ZWISCHEN HIMMEL UND ERDE

Dung vom letzten Jahr

Ein unkritischer Feierfilm über "Anthroposophie heute"

Vordergründig will der fürs Schweizer TV produzierte Film der Frage nachgehen, was die Steiner-Jünger heute so treiben. Und wie man das so macht, wenn man kritisch wirken will, lädt der ausgewiesene Steiner-Freund und selbsternannte Dokumentarist Christian Labhart eben auch einen intellektuell etwas schwächelnden Steinerkritiker zum Statement ein, der vorsichtig seltsame Kritik üben darf.
Die stellt natürlich keine Herausforderung dar für die Masse der Apologeten, die den Film bevölkern, etwa für Bodo von Plato, Vorstandsmitglied im Goetheanum , dem Thinktank der Anthroposophen, der im Film den Rassismusvorwurf gegen Rudolf Steiner locker austänzelt mit dem Hinweis, man müsse Steiners Schriften halt "in ihrer Zeit" sehen - ein Spruch, mit dem etwa die Kirche gerne Kreuzzüge und Inquisition rechtfertigt und der schlicht nichts besagt.

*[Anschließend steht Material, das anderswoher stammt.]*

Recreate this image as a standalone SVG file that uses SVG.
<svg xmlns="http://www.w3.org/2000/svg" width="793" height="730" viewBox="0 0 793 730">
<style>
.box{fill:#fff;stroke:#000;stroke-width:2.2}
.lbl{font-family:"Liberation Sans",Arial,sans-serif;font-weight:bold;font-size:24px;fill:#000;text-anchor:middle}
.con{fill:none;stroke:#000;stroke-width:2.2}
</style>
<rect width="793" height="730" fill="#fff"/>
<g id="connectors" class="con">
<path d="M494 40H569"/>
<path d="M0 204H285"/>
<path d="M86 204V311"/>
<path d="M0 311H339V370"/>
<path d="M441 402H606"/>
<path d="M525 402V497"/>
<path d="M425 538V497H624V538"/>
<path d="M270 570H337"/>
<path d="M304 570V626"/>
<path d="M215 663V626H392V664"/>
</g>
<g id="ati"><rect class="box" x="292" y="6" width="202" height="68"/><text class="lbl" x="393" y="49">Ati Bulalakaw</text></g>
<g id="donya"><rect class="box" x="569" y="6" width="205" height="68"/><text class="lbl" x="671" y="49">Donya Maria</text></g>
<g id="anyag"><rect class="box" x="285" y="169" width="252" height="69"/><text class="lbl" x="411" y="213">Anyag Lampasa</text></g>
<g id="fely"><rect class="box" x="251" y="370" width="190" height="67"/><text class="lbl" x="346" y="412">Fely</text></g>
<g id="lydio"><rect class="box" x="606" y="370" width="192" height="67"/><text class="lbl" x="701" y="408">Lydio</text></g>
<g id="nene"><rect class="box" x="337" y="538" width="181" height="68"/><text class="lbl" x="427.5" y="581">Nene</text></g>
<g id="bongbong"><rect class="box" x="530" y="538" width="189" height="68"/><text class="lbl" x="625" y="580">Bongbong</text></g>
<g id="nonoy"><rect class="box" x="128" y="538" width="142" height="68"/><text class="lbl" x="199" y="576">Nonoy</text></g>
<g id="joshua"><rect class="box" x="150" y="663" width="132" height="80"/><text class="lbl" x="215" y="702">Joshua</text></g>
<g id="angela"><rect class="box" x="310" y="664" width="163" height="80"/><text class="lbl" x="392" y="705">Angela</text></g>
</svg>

Ansonsten sehen wir einen glücklichen biodynamischen Bauer, der einmal im Jahr die obligate Mischung aus Kuhhorn und Scheiße vom Vorjahr auf die Felder streut (warum Steiner einst diese Segnungs-Anweisung gab, bleibt so im Dunkeln wie das restliche esoterische Geraune im Film), wir sehen eine kregele Lehrerin auf Betriebsausflug mit ihrer Klasse, einen schwulen Eurythmielehrer mit Beethoven-Tick in Ägypten, eine demokratische Basisarbeiterin in Deutschland und einen "Journalisten", von dem wir erst im ausführlichen DVD-Booklet zur DVD lesen, dass er regelmäßig ein Anthroposophen-Magazin herausgibt.

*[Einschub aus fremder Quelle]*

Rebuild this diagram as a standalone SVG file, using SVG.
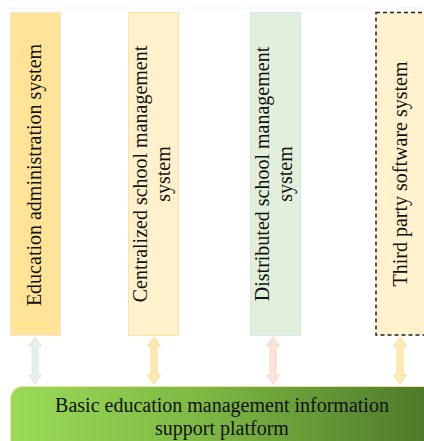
<svg xmlns="http://www.w3.org/2000/svg" width="424" height="441" viewBox="0 0 424 441">
<defs>
<linearGradient id="g" x1="0" y1="0" x2="1" y2="0">
<stop offset="0" stop-color="#9ADB58"/>
<stop offset="0.45" stop-color="#7DB843"/>
<stop offset="1" stop-color="#4C7629"/>
</linearGradient>
<style>
.t{font-family:"Liberation Serif","Times New Roman",serif;font-size:20px;fill:#111;text-anchor:middle}
</style>
</defs>
<rect width="424" height="441" fill="#fff"/>
<line x1="0" y1="8" x2="424" y2="8" stroke="#F2F2F2" stroke-width="1"/>
<g id="edu">
<rect x="10.5" y="12.5" width="50" height="323" fill="#FFE497" stroke="#FBE3D6" stroke-width="1"/>
<g transform="translate(41,175) rotate(-90)"><text class="t" x="0" y="0">Education administration system</text></g>
</g>
<g id="central">
<rect x="128.5" y="12.5" width="50" height="323" fill="#FFF1CC" stroke="#FFE39C" stroke-width="1"/>
<g transform="translate(147,174) rotate(-90)"><text class="t" x="0" y="0">Centralized school management</text><text class="t" x="0" y="23">system</text></g>
</g>
<g id="distributed">
<rect x="250.5" y="12.5" width="50" height="323" fill="#E2EFDA" stroke="#DAE3F3" stroke-width="1"/>
<g transform="translate(269,174) rotate(-90)"><text class="t" x="0" y="0">Distributed school management</text><text class="t" x="0" y="23">system</text></g>
</g>
<g id="third">
<rect x="376" y="12.5" width="60" height="322.5" fill="#FFF2CC" stroke="#222" stroke-width="1.5" stroke-dasharray="4,3"/>
<g transform="translate(407,174) rotate(-90)"><text class="t" x="0" y="0">Third party software system</text></g>
</g>
<g id="connectors">
<path d="M35,337 L41.5,346 L38,346 L38,375 L41.5,375 L35,384 L28.5,375 L32,375 L32,346 L28.5,346 Z" fill="#E6F0E4" stroke="#DCE9F2" stroke-width="1"/>
<path d="M154,337 L160.5,346 L157,346 L157,375 L160.5,375 L154,384 L147.5,375 L151,375 L151,346 L147.5,346 Z" fill="#FFE8B0" stroke="#FFDC8C" stroke-width="1"/>
<path d="M273,337 L279.5,346 L276,346 L276,375 L279.5,375 L273,384 L266.5,375 L270,375 L270,346 L266.5,346 Z" fill="#FBE3D6" stroke="#F8D8C4" stroke-width="1"/>
<path d="M400,337 L406.5,346 L403,346 L403,375 L406.5,375 L400,384 L393.5,375 L397,375 L397,346 L393.5,346 Z" fill="#FFEBB5" stroke="#FFDE8E" stroke-width="1"/>
</g>
<g id="platform">
<rect x="10.5" y="386.5" width="430" height="70" rx="12" fill="url(#g)" stroke="#E9E6A0" stroke-width="1"/>
<text class="t" x="222" y="412">Basic education management information</text>
<text class="t" x="222" y="435">support platform</text>
</g>
</svg>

Bei all der ärgerlichen, stumpfen Propaganda für die Steiner-Jünger bleibt der Film wirr organisiert, erklärt recht wenig von Steiners Weltbildmischung aus Karma, Kuhdung und Gymnastik und liefert vor allem schöne Bilder, die auch die Sehnsucht des Filmemachers ausdrücken, dazugehören zu wollen.